1. The Colts will win the AFC South.
2. If Dwight Freeney records 8 or more sacks this year, the Colts will win the Super Bowl. If he doesn't, they won't.
3. Tom Brady's touchdown production will drop to 28, as defenses take away the deep lob to Randy Moss.
4. The Chargers won't be as good as people think as the league starts to realize that Phil Rivers isn't actually a very good QB.
5. New England's 'Eff You' touchdowns from last season are gone, but not forgotten. Look for opponents to eschew taking an knee when they get a lead in the fourth quarter.
6. The Pack will dramatically underperform as Aaron Rodgers finishes with more picks than TD passes.
7. Jerry Porter and Troy Williamson won't combine for as much production as Reggie Wayne.
8. Tony Dungy will retire from football after this season. We'll cry like little girls.
9. David Garrard's QB rating will drop at least 20 points as the Jaguars struggle to finish .500.
10. Rumors that Wayne Weaver is selling the Jags to owners who plan to move them to LA will get louder.
11. Mario Williams will take a major step backward and fails to reach 10 sacks.
12. Lendale White's playing time in Tennessee will shrink to almost invisible levels.
13. Al Davis beats the rush to sign the "Olympic Hero who might wind up in the NFL". His signing of Michael Phelps has disastrous consequences for everyone involved.
14. The Jets will win 10 games and make the playoffs with Favre.

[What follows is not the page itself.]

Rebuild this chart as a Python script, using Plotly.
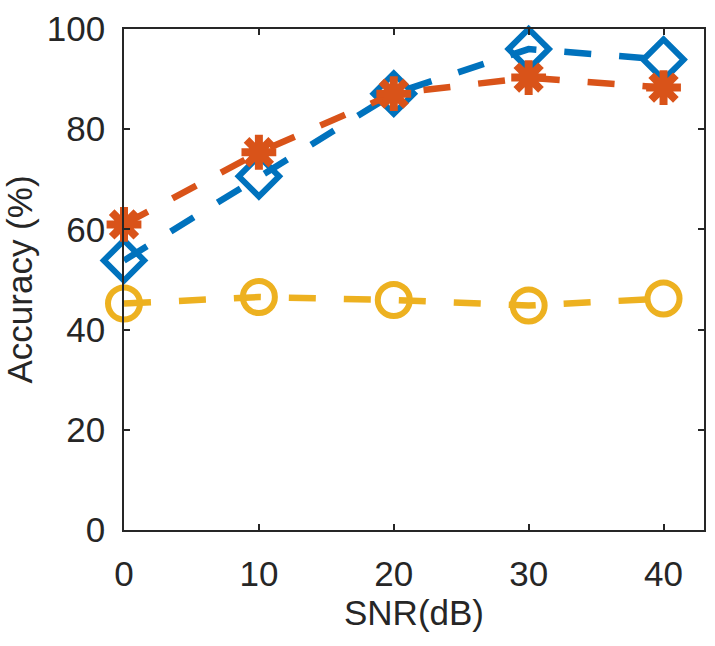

15. At some point early in the season the Indy defenders will motion for the crowd to get loud, only to be let down by the muffled din emitted from the Lucas Oil crowd. Ironically, Bill Polian will respond to this disaster by actually piping in crowd noise; thus the hero lives long enough to see himself become the villian.
16. The Colts will outperform their Pythagorean win total by at least 1 game. They will win at least 11 games.
17. The improvement of Anthony Gonzalez coupled with the revamped running game will have experts declaring by midseason this to be the best Colts offense ever.
18. Marvin Lewis will change Chad Ocho Cinco's jersey number to #86, just to be an ass.